Welcome to your word prediction adventure! In this notebook, we'll explore how Large Language Models can predict and complete text sequences using GPT-2.

## Setup and Imports

First, let's install and import the necessary libraries. We'll use the Hugging Face Transformers library for easy access to GPT-2.

In [None]:
# Install required packages
%pip install transformers torch

In [None]:
# Import necessary libraries
from transformers import GPT2LMHeadModel, GPT2Tokenizer, pipeline
import torch
import warnings
warnings.filterwarnings('ignore')

print("Libraries imported successfully!")

## Load the GPT-2 Model

Let's load a pre-trained GPT-2 model. We'll use the small version for faster processing.

In [None]:
# Load the GPT-2 model and tokenizer
model_name = "gpt2"  # You can also try "gpt2-medium" for better quality
tokenizer = GPT2Tokenizer.from_pretrained(model_name)
model = GPT2LMHeadModel.from_pretrained(model_name)

# Create a text generation pipeline
generator = pipeline('text-generation', model=model, tokenizer=tokenizer)

print(f"GPT-2 model '{model_name}' loaded successfully!")
print(f"Model has {model.config.n_embd} dimensions and {model.config.n_layer} layers")

## Basic Word Prediction Function

Let's create a simple function to generate text completions with customizable parameters.

In [None]:
def predict_text(prompt, max_new_tokens=10, temperature=1.0, num_return_sequences=1):
    """
    Generate text completion using GPT-2
    
    Args:
        prompt (str): The input text to complete
        max_new_tokens (int): Maximum number of new tokens to generate (excluding prompt)
        temperature (float): Controls randomness (0.1 = conservative, 2.0 = creative)
        num_return_sequences (int): Number of different completions to generate
    
    Returns:
        List of generated text completions
    """
    # Generate text
    outputs = generator(
        prompt,
        max_new_tokens=max_new_tokens,
        temperature=temperature,
        num_return_sequences=num_return_sequences,
        pad_token_id=tokenizer.eos_token_id,
        do_sample=True
    )
    
    # Extract generated text
    completions = []
    for output in outputs:
        generated_text = output['generated_text']
        # Remove the original prompt to show only the completion
        completion = generated_text[len(prompt):].strip()
        completions.append(completion)
    
    return completions

print("Text prediction function ready!")

## Explore Different Parameters

Try experimenting with different settings to see how they affect the predictions!

In [None]:
# Experiment with different temperatures
test_prompt = "In the year 2030, technology will"

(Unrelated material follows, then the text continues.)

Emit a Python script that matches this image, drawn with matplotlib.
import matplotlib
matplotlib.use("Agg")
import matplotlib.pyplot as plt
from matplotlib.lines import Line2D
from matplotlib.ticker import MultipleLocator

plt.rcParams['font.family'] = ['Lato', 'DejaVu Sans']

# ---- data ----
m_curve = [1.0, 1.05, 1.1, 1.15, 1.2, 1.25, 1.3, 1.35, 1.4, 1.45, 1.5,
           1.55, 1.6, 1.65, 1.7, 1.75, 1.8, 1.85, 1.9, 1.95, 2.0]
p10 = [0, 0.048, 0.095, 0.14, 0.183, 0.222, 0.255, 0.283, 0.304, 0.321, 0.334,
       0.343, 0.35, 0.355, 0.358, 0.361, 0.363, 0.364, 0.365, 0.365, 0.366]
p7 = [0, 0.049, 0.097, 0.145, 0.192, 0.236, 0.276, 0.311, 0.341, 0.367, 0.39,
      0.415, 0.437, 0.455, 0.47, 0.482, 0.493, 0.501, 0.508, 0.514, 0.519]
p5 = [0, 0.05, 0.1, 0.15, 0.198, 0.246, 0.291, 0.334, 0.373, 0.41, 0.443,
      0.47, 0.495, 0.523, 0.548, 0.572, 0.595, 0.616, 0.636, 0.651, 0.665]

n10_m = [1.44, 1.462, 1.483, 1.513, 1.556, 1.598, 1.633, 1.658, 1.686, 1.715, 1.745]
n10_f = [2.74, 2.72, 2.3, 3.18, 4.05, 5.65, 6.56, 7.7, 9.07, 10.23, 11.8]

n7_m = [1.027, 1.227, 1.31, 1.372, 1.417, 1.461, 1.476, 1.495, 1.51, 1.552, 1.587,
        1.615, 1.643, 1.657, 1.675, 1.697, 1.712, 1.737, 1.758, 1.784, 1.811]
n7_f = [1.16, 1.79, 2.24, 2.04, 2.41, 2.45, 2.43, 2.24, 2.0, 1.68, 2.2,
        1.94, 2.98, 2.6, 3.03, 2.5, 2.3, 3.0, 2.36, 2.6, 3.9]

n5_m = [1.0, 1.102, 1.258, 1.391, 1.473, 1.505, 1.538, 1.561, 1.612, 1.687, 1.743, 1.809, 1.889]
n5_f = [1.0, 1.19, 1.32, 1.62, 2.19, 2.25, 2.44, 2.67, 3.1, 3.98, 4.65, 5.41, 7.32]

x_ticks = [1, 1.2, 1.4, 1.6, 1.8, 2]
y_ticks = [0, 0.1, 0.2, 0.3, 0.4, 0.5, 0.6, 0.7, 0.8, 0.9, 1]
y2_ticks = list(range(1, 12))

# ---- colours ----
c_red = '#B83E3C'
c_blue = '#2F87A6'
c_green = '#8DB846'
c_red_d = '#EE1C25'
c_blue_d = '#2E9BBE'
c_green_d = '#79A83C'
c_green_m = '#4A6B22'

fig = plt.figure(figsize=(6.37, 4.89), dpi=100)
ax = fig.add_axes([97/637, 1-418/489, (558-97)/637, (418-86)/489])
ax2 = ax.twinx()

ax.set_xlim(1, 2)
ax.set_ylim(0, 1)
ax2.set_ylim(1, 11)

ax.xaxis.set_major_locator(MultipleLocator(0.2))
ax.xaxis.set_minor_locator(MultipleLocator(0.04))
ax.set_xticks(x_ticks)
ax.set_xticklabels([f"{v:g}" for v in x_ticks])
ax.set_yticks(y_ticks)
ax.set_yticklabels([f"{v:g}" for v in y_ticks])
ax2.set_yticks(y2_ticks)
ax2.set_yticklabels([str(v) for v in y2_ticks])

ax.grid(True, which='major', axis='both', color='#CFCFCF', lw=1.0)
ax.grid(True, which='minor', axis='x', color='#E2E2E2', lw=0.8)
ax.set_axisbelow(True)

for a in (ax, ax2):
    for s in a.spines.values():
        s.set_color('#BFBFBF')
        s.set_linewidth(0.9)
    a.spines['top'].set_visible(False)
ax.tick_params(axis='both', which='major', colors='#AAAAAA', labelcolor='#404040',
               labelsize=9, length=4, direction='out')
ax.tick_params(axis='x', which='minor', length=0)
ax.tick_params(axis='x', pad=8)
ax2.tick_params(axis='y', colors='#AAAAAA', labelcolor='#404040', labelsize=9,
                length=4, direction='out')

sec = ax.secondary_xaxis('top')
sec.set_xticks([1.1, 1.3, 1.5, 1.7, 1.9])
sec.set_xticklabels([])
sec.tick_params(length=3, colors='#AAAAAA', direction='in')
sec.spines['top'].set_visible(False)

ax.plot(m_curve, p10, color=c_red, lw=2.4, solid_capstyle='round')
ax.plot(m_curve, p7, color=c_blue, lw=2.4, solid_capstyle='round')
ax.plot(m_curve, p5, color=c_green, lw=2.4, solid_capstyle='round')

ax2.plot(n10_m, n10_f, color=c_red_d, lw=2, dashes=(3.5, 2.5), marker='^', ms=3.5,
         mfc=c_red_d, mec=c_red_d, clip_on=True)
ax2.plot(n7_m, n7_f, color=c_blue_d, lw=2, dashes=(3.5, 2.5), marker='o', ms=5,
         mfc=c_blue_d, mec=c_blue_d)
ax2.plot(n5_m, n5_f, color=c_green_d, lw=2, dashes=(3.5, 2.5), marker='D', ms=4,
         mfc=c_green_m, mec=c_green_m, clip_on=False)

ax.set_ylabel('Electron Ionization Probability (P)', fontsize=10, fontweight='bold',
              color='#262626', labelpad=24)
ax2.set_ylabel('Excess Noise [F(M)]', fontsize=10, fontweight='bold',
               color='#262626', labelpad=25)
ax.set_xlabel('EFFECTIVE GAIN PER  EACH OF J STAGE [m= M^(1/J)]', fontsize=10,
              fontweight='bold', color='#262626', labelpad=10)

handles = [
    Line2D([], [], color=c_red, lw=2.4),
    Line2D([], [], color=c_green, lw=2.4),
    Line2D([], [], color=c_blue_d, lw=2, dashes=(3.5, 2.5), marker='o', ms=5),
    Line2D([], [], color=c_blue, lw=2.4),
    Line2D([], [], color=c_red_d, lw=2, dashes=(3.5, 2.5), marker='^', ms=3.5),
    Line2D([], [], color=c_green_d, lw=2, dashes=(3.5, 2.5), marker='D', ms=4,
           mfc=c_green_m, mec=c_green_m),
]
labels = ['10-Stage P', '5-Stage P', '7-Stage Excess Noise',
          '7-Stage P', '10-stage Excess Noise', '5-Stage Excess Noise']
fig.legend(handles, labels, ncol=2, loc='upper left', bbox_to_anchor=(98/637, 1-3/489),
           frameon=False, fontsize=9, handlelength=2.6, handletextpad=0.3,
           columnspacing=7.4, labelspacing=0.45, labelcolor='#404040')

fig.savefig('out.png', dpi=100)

temperatures = [0.2, 0.8, 1.5]

for temp in temperatures:
    completion = predict_text(test_prompt, max_new_tokens=10, temperature=temp)[0]
    print(f"Temperature {temp}: '{test_prompt} {completion}'")
    print()

## 🎯 Your Mission: Experiment with Word Prediction

Now it's time to experiment! Try the prompt "The future of artificial intelligence is" with temperature=0.8 and see what creative completion the model generates.

In [None]:
prompt = ""
temperature = 0

# Generate completion
completions = predict_text(prompt, max_new_tokens=60, temperature=temperature)

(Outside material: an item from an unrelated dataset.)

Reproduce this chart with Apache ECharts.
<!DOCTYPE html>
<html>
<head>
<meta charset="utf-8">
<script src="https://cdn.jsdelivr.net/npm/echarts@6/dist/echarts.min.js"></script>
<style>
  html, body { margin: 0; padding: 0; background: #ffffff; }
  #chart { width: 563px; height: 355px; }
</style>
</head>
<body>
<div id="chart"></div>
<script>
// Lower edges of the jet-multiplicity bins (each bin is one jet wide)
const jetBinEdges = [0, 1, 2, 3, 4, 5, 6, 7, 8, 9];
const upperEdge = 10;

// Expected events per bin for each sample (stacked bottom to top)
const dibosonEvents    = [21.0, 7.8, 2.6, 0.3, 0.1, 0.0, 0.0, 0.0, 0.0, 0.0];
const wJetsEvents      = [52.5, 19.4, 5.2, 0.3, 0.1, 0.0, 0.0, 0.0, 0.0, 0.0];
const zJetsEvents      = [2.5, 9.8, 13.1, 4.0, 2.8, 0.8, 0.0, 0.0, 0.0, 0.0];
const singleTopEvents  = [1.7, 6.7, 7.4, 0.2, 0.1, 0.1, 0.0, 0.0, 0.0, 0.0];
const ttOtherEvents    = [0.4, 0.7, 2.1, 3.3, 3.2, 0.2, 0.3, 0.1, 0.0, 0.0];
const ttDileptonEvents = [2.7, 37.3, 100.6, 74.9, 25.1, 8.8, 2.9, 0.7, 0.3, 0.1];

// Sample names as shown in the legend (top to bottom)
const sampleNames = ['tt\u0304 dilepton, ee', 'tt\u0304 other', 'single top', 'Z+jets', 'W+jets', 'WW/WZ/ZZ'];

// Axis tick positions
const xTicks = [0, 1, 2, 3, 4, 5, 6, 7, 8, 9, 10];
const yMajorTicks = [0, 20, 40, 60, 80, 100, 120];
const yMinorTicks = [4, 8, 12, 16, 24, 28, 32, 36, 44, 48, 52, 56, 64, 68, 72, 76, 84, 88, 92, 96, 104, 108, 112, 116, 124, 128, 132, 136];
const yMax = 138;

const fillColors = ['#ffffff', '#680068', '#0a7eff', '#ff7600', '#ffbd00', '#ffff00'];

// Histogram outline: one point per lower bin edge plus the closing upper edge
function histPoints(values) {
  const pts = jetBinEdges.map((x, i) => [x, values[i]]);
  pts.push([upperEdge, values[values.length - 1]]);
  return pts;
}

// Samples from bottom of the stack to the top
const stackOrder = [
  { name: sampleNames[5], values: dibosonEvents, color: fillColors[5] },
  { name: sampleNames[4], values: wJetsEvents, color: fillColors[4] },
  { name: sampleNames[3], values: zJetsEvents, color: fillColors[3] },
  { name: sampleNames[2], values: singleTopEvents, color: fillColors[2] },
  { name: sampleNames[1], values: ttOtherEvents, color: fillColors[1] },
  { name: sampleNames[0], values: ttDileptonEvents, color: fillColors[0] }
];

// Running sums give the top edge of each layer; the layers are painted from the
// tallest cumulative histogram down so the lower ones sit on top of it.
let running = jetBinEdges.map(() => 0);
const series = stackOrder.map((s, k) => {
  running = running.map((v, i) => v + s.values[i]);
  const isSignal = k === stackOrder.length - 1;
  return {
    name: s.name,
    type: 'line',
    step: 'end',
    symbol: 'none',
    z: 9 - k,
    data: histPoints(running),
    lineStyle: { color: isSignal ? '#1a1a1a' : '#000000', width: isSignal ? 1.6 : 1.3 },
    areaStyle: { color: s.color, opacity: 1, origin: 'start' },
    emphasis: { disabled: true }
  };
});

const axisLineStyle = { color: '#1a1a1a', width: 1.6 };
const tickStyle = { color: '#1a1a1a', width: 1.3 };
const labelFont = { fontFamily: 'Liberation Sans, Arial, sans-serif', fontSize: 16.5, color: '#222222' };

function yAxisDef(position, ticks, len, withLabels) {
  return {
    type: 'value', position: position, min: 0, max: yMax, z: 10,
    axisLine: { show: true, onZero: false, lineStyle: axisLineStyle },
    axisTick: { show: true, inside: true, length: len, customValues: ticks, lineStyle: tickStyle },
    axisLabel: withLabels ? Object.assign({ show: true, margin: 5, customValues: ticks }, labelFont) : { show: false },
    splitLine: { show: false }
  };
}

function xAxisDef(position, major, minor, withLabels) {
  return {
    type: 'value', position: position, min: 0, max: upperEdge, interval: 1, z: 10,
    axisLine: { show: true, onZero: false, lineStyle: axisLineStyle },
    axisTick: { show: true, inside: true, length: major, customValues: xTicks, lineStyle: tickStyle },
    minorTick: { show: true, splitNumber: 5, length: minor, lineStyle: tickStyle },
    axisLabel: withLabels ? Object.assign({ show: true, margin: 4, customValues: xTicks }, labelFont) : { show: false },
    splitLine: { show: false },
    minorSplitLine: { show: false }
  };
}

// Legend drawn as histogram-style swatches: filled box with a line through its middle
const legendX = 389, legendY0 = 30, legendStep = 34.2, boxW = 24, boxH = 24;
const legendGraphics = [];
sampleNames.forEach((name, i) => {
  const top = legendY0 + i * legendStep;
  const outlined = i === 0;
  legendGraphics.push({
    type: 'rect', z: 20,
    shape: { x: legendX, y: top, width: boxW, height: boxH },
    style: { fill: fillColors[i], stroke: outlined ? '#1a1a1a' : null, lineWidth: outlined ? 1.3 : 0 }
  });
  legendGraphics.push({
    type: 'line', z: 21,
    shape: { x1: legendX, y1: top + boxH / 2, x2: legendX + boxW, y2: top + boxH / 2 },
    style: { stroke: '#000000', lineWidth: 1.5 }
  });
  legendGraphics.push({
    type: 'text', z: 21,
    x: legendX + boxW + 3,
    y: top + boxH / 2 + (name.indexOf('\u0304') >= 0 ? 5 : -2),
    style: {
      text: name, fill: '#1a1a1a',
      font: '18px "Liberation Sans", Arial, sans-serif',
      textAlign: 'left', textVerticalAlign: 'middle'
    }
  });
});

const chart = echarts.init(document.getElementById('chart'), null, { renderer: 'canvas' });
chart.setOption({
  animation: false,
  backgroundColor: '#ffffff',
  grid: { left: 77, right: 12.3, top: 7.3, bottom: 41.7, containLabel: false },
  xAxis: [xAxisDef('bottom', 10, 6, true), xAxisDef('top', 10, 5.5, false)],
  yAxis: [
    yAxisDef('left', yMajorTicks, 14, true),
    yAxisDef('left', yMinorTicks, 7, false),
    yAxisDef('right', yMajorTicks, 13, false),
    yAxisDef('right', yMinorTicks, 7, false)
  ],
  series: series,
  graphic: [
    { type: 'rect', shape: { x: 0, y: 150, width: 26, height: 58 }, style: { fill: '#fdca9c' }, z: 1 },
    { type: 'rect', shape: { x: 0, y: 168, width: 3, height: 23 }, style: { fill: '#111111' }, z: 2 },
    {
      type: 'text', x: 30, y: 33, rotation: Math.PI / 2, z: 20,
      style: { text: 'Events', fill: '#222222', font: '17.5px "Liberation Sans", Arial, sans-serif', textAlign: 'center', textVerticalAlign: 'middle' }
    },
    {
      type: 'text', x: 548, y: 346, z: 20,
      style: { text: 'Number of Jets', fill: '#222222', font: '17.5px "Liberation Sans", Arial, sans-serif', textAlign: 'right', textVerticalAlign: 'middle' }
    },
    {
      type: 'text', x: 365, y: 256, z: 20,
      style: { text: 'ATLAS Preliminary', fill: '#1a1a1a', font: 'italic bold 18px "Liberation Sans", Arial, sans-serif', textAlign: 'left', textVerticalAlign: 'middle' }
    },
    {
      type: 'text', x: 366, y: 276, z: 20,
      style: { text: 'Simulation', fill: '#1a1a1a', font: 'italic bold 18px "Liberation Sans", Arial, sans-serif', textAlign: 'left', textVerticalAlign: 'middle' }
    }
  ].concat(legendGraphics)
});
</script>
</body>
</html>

print(f"Prompt: '{prompt}'")
print(f"Temperature: {temperature}")
print("\nGenerated completion:")
print(f"'{completions[0]}'")

# Show the full generated text
print("\nFull text:")
print(f"'{prompt} {completions[0]}'")

## 🎉 Congratulations!

You've successfully explored word prediction with GPT-2! You've learned how:
- Language models can complete text based on context
- Temperature affects creativity vs. consistency
- The same prompt can generate different completions
- Context and prompt engineering influence the quality of predictions

Feel free to continue experimenting with different prompts and parameters to see what interesting completions you can generate!